Paul’s delayed visit; his justice
For the third time he was coming. Everything should be proved by the testimony of two or three witnesses; and this time he would not spare. The Apostle says, “This is the third time I am coming”; yet he adds, “As if I were present the second time, and being absent now.” This is, because he had been there once, was to have gone there on his way to Macedonia, was coming a second time, but did not on account of the state the Corinthians were in; but this third time he was coming, and he had told them beforehand; and he said beforehand, as if he had gone the second time, although now absent, that if he came again he would not spare.

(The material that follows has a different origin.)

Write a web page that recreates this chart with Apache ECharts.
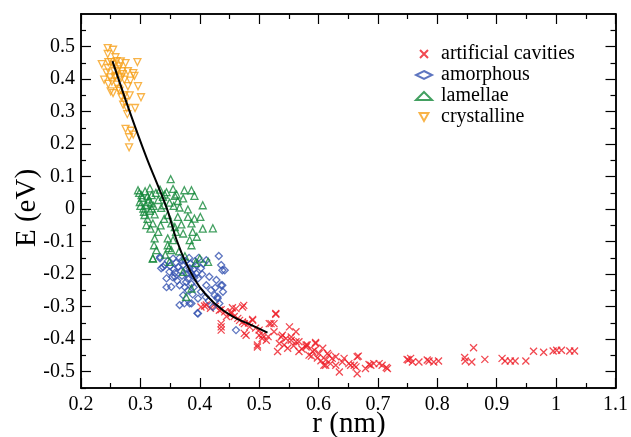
<!DOCTYPE html>
<html>
<head>
<meta charset="utf-8">
<script src="https://cdn.jsdelivr.net/npm/echarts@6/dist/echarts.min.js"></script>
<style>
  html, body { margin: 0; padding: 0; background: #fff; }
  #chart { width: 631px; height: 437px; }
  #warm { font-family: 'Liberation Serif'; position: absolute; left: -999px; }
</style>
</head>
<body>
<div id="chart"></div>
<span id="warm">r (nm) E (eV) 0.123456789</span>
<script>
// [r (nm), E (eV)]
const cavities = [
  [0.402,-0.301],[0.408,-0.298],[0.411,-0.295],[0.418,-0.305],[0.426,-0.299],[0.433,-0.311],[0.436,-0.309],
  [0.442,-0.316],[0.453,-0.316],[0.455,-0.303],[0.461,-0.306],[0.472,-0.301],[0.474,-0.296],[0.453,-0.321],
  [0.464,-0.336],[0.467,-0.342],[0.472,-0.347],[0.475,-0.352],[0.489,-0.339],[0.489,-0.342],[0.436,-0.352],
  [0.436,-0.362],[0.436,-0.372],[0.475,-0.382],[0.478,-0.388],[0.484,-0.362],[0.500,-0.372],[0.500,-0.388],
  [0.506,-0.388],[0.497,-0.418],[0.497,-0.424],[0.512,-0.403],[0.517,-0.352],[0.520,-0.352],[0.525,-0.352],
  [0.528,-0.321],[0.528,-0.323],[0.525,-0.377],[0.534,-0.413],[0.537,-0.393],[0.539,-0.388],[0.551,-0.362],
  [0.554,-0.393],[0.554,-0.403],[0.562,-0.408],[0.562,-0.377],[0.542,-0.418],[0.531,-0.438],[0.548,-0.428],
  [0.567,-0.408],[0.567,-0.438],[0.579,-0.418],[0.579,-0.424],[0.581,-0.418],[0.584,-0.449],[0.590,-0.438],
  [0.593,-0.434],[0.595,-0.410],[0.595,-0.413],[0.601,-0.444],[0.607,-0.428],[0.609,-0.480],[0.612,-0.464],
  [0.612,-0.480],[0.615,-0.444],[0.617,-0.449],[0.620,-0.475],[0.623,-0.459],[0.629,-0.454],[0.629,-0.480],
  [0.635,-0.501],[0.643,-0.459],[0.651,-0.475],[0.654,-0.480],[0.660,-0.480],[0.663,-0.485],[0.665,-0.454],
  [0.667,-0.452],[0.665,-0.506],[0.679,-0.490],[0.685,-0.478],[0.688,-0.480],[0.693,-0.475],[0.702,-0.475],
  [0.707,-0.480],[0.714,-0.487],[0.716,-0.490],[0.749,-0.462],[0.751,-0.464],[0.755,-0.459],[0.758,-0.470],
  [0.769,-0.470],[0.783,-0.464],[0.786,-0.467],[0.794,-0.470],[0.802,-0.467],[0.846,-0.456],[0.847,-0.467],
  [0.858,-0.470],[0.861,-0.426],[0.880,-0.462],[0.909,-0.459],[0.914,-0.467],[0.923,-0.467],[0.931,-0.467],
  [0.949,-0.467],[0.962,-0.437],[0.979,-0.440],[0.995,-0.436],[1.001,-0.434],[1.009,-0.434],[1.023,-0.436],
  [1.031,-0.436],[0.445,-0.330],[0.458,-0.330],[0.482,-0.350],[0.494,-0.366],[0.505,-0.398],[0.515,-0.392],
  [0.545,-0.398],[0.558,-0.420],[0.572,-0.430],[0.588,-0.452],[0.598,-0.458],[0.604,-0.466],[0.640,-0.470]
];
const amorphous = [
  [0.333,-0.147],[0.341,-0.172],[0.355,-0.152],[0.335,-0.182],[0.349,-0.193],[0.358,-0.208],[0.344,-0.213],
  [0.352,-0.239],[0.366,-0.234],[0.377,-0.224],[0.383,-0.182],[0.388,-0.203],[0.397,-0.213],[0.402,-0.182],
  [0.411,-0.157],[0.432,-0.144],[0.436,-0.172],[0.442,-0.188],[0.416,-0.208],[0.428,-0.218],[0.411,-0.234],
  [0.419,-0.249],[0.436,-0.234],[0.439,-0.254],[0.402,-0.254],[0.372,-0.265],[0.397,-0.275],[0.425,-0.265],
  [0.430,-0.275],[0.366,-0.295],[0.374,-0.290],[0.386,-0.290],[0.422,-0.301],[0.433,-0.290],[0.333,-0.151],
  [0.338,-0.178],[0.354,-0.209],[0.344,-0.240],[0.383,-0.290],[0.396,-0.320],[0.438,-0.188],[0.438,-0.234],
  [0.430,-0.270],[0.397,-0.321],[0.461,-0.372],[0.360,-0.165],[0.364,-0.178],[0.368,-0.190],[0.372,-0.172],
  [0.376,-0.160],[0.378,-0.200],[0.380,-0.214],[0.384,-0.168],[0.386,-0.230],[0.390,-0.185],[0.392,-0.160],
  [0.394,-0.198],[0.370,-0.205],[0.362,-0.220],[0.375,-0.240],[0.380,-0.250],[0.390,-0.240],[0.394,-0.172],
  [0.398,-0.150],[0.404,-0.200],[0.406,-0.168],[0.346,-0.160],[0.350,-0.175],[0.356,-0.185],[0.358,-0.196],
  [0.366,-0.150],[0.370,-0.158],[0.382,-0.150],[0.388,-0.262],[0.410,-0.270],[0.415,-0.282],[0.426,-0.242],
  [0.378,-0.183],[0.385,-0.195],[0.391,-0.210]
];
const lamellae = [
  [0.351,0.092],[0.296,0.058],[0.316,0.064],[0.355,0.062],[0.374,0.058],[0.386,0.058],[0.302,0.043],
  [0.319,0.043],[0.341,0.045],[0.358,0.041],[0.372,0.033],[0.391,0.041],[0.299,0.022],[0.313,0.022],
  [0.330,0.028],[0.349,0.020],[0.363,0.025],[0.405,0.012],[0.305,0.002],[0.319,0.002],[0.335,0.004],
  [0.380,-0.001],[0.307,-0.018],[0.324,-0.016],[0.346,-0.018],[0.363,-0.024],[0.380,-0.024],[0.391,-0.029],
  [0.401,-0.024],[0.310,-0.049],[0.321,-0.044],[0.352,-0.044],[0.369,-0.047],[0.386,-0.044],[0.422,-0.059],
  [0.330,-0.070],[0.360,-0.070],[0.372,-0.075],[0.388,-0.070],[0.324,-0.090],[0.346,-0.090],[0.355,-0.095],
  [0.383,-0.095],[0.323,-0.111],[0.346,-0.111],[0.386,-0.111],[0.327,-0.126],[0.352,-0.126],[0.321,-0.151],
  [0.348,-0.120],[0.321,-0.152],[0.349,-0.162],[0.400,-0.152],[0.414,-0.162],[0.372,-0.193],[0.386,-0.244],
  [0.377,-0.270],[0.298,0.050],[0.303,0.035],[0.308,0.055],[0.312,0.040],[0.300,0.010],[0.309,0.012],
  [0.314,0.030],[0.318,0.018],[0.306,-0.008],[0.312,-0.030],[0.316,-0.005],[0.322,0.010],[0.326,0.050],
  [0.333,0.060],[0.338,0.038],[0.344,0.052],[0.339,0.012],[0.356,0.010],[0.361,0.045],[0.366,0.005],
  [0.317,-0.060],[0.334,-0.050],[0.340,-0.030],[0.358,-0.055],[0.395,-0.085],[0.405,-0.060],[0.342,-0.140],
  [0.365,-0.130],[0.375,-0.145],[0.393,-0.165]
];
const crystalline = [
  [0.245,0.495],[0.254,0.490],[0.245,0.477],[0.258,0.467],[0.235,0.446],[0.246,0.452],[0.251,0.452],
  [0.267,0.454],[0.275,0.449],[0.295,0.452],[0.245,0.434],[0.256,0.424],[0.265,0.439],[0.269,0.424],
  [0.279,0.424],[0.288,0.418],[0.239,0.398],[0.249,0.405],[0.257,0.405],[0.268,0.405],[0.273,0.398],
  [0.246,0.385],[0.260,0.383],[0.279,0.378],[0.296,0.378],[0.250,0.362],[0.254,0.357],[0.265,0.364],
  [0.273,0.350],[0.282,0.350],[0.301,0.344],[0.271,0.321],[0.277,0.311],[0.291,0.311],[0.278,0.292],
  [0.275,0.247],[0.284,0.241],[0.281,0.221],[0.288,0.229],[0.281,0.190],[0.255,0.445],[0.262,0.430],
  [0.258,0.410],[0.270,0.415],[0.252,0.392],[0.263,0.370],[0.268,0.345],[0.274,0.330],[0.283,0.395],
  [0.290,0.410],[0.243,0.420],[0.260,0.455]
];
const fitLine = [
  [0.253,0.455],[0.282,0.300],[0.310,0.160],[0.330,0.070],[0.345,0.000],[0.361,-0.095],[0.378,-0.170],
  [0.400,-0.240],[0.425,-0.290],[0.455,-0.330],[0.485,-0.355],[0.514,-0.380]
];
const xMajor = [0.2,0.3,0.4,0.5,0.6,0.7,0.8,0.9,1.0,1.1];
const xMinor = [0.25,0.35,0.45,0.55,0.65,0.75,0.85,0.95,1.05];
const yMajor = [-0.5,-0.4,-0.3,-0.2,-0.1,0,0.1,0.2,0.3,0.4,0.5];
const yMinor = [-0.55,-0.45,-0.35,-0.25,-0.15,-0.05,0.05,0.15,0.25,0.35,0.45,0.55];

const FONT = 'Liberation Serif';
const chart = echarts.init(document.getElementById('chart'));

const tickStyle = { color: '#000', width: 1.2 };
const noText = function () { return ''; };

// frame axes sit "on zero" of hidden helper axes whose zero lies on a grid edge
// helper index 4 = [0,1] (zero at bottom / left), index 5 = [-1,0] (zero at top / right)
function frameAxis(range, side, helper, values, len, label) {
  return {
    type: 'value', min: range[0], max: range[1], position: side,
    axisLine: { show: true, onZero: true, onZeroAxisIndex: helper, lineStyle: { color: '#000', width: 1.5 } },
    splitLine: { show: false },
    axisLabel: label || { show: true, customValues: values, formatter: noText },
    axisTick: { show: true, inside: true, length: len, customValues: values, lineStyle: { color: tickStyle.color, width: tickStyle.width } }
  };
}
function helperAxis(range) {
  return { type: 'value', min: range[0], max: range[1], show: false, splitLine: { show: false } };
}

const xr = [0.2, 1.1];
const yr = [-0.55, 0.6];
const labelStyle = function (values, margin) {
  return { show: true, customValues: values, margin: margin, fontFamily: FONT, fontSize: 20, color: '#000' };
};

const option = {
  animation: false,
  textStyle: { fontFamily: FONT },
  grid: { left: 81, right: 14, top: 14, bottom: 49 },
  graphic: [
    {
      type: 'text', x: 27, y: 208, rotation: Math.PI / 2,
      style: { text: 'E (eV)', font: '29px Liberation Serif', fill: '#000', align: 'center', verticalAlign: 'middle' }
    },
    {
      type: 'text', x: 349, y: 424,
      style: { text: 'r (nm)', font: '29px Liberation Serif', fill: '#000', align: 'center', verticalAlign: 'middle' }
    }
  ],
  legend: {
    orient: 'vertical',
    left: 410,
    top: 39,
    itemGap: 1,
    itemWidth: 16,
    itemHeight: 8,
    data: ['artificial cavities', 'amorphous', 'lamellae', 'crystalline'],
    textStyle: { fontFamily: FONT, fontSize: 20, color: '#000', padding: [0, 0, 0, 4] }
  },
  xAxis: [
    frameAxis(xr, 'bottom', 4, xMajor, 10, labelStyle(xMajor, 7)),
    frameAxis(xr, 'top', 5, xMajor, 10),
    frameAxis(xr, 'bottom', 4, xMinor, 5),
    frameAxis(xr, 'top', 5, xMinor, 5),
    helperAxis([0, 1]),
    helperAxis([-1, 0])
  ],
  yAxis: [
    frameAxis(yr, 'left', 4, yMajor, 10, labelStyle(yMajor, 6)),
    frameAxis(yr, 'right', 5, yMajor, 10),
    frameAxis(yr, 'left', 4, yMinor, 5),
    frameAxis(yr, 'right', 5, yMinor, 5),
    helperAxis([0, 1]),
    helperAxis([-1, 0])
  ],
  series: [
    {
      name: 'artificial cavities', type: 'scatter', data: cavities,
      symbol: 'path://M0,0L10,10M10,0L0,10', symbolSize: 7,
      itemStyle: { color: 'rgba(0,0,0,0)', borderColor: '#ee1c25', borderWidth: 1.3 }
    },
    {
      name: 'amorphous', type: 'scatter', data: amorphous,
      symbol: 'diamond', symbolSize: 7,
      itemStyle: { color: 'rgba(255,255,255,0)', borderColor: '#3552b0', borderWidth: 1.3 }
    },
    {
      name: 'lamellae', type: 'scatter', data: lamellae,
      symbol: 'triangle', symbolSize: 7,
      itemStyle: { color: 'rgba(255,255,255,0)', borderColor: '#14883a', borderWidth: 1.3 }
    },
    {
      name: 'crystalline', type: 'scatter', data: crystalline,
      symbol: 'path://M0,0L10,0L5,9Z', symbolSize: 7,
      itemStyle: { color: 'rgba(255,255,255,0)', borderColor: '#f6a01a', borderWidth: 1.3 }
    },
    {
      name: 'fit', type: 'line', data: fitLine, smooth: 0.4, symbol: 'none',
      lineStyle: { color: '#000', width: 2 }, z: 5
    }
  ]
};

chart.setOption(option);
setTimeout(function () { chart.setOption(option, true); }, 200);
</script>
</body>
</html>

The Corinthians’ dilemma: If Paul’s apostleship were questioned, their own Christianity was overturned
He then puts an end to the question about his ministry by presenting an idea which ought to confound them utterly. If Christ had not spoken by him, Christ did not dwell in them. If Christ was in them, He must have spoken by the Apostle, for he had been the means of their conversion. “Since,” he says, “ye seek a proof that Christ speaketh in me, examine yourselves, whether ye be in the faith. Do ye not know yourselves, that Christ dwelleth in you, unless ye be reprobates?” and that they did not at all think. This was quite upsetting them, and turning their foolish and stupid opposition, their unbecoming contempt of the Apostle, to their own confusion. What folly to allow themselves to be led away by a thought which, no doubt, exalted them in their own eyes; but which, by calling in question the apostleship of Paul, necessarily overturned, at the same time, their own Christianity!
The Apostle’s self-effacing desire for their blessing and perfection lest he should have to exercise his God-given authority
From “which to you-ward is not weak” to the end of verse 4 is a parenthesis, referring to the character of his ministry, according to the principles brought forward in the previous chapter: weakness, and that which tended to contempt, on the side of man; power on God’s part: even as Christ was crucified in weakness and was raised again by divine power. If the Apostle himself was weak, it was in Christ; and he lived in Him, by the power of God, towards the Corinthians. Whatever might be the case with them, he trusted they should know that he was not reprobate; and he only prayed to God that they should do no evil, not in order that he should not be reprobate (that is, worthless in his ministry, for here he is speaking of ministry), but that they might do good even if he were reprobate. For he could do nothing against the truth, but for the truth. He was not master of the Corinthians for his own interest, but was content to be weak that they might be strong; for what he desired was their perfection. But he wrote, being absent, as he had said, in order that when present he might not be obliged to act with severity, according to the authority which the Lord had given him for edification, and not for destruction.
The touching and loving conclusion
He had written what his heart, filled and guided by the Holy Spirit, impelled him to say; he had poured it all out; and now, wearied, so to speak, with the effort, he closes the epistle with a few brief sentences: “Rejoice, be perfect, be of good comfort, be of one mind, live in peace.” Happen what might, it was this which he desired for them; and that the God of love and of peace should be with them. He rests in this wish, exhorting them to salute one another with affection, as all the saints, including himself, saluted them; praying that the grace of the Lord Jesus Christ, and the love of God, and the communion of the Holy Spirit, might be with them all.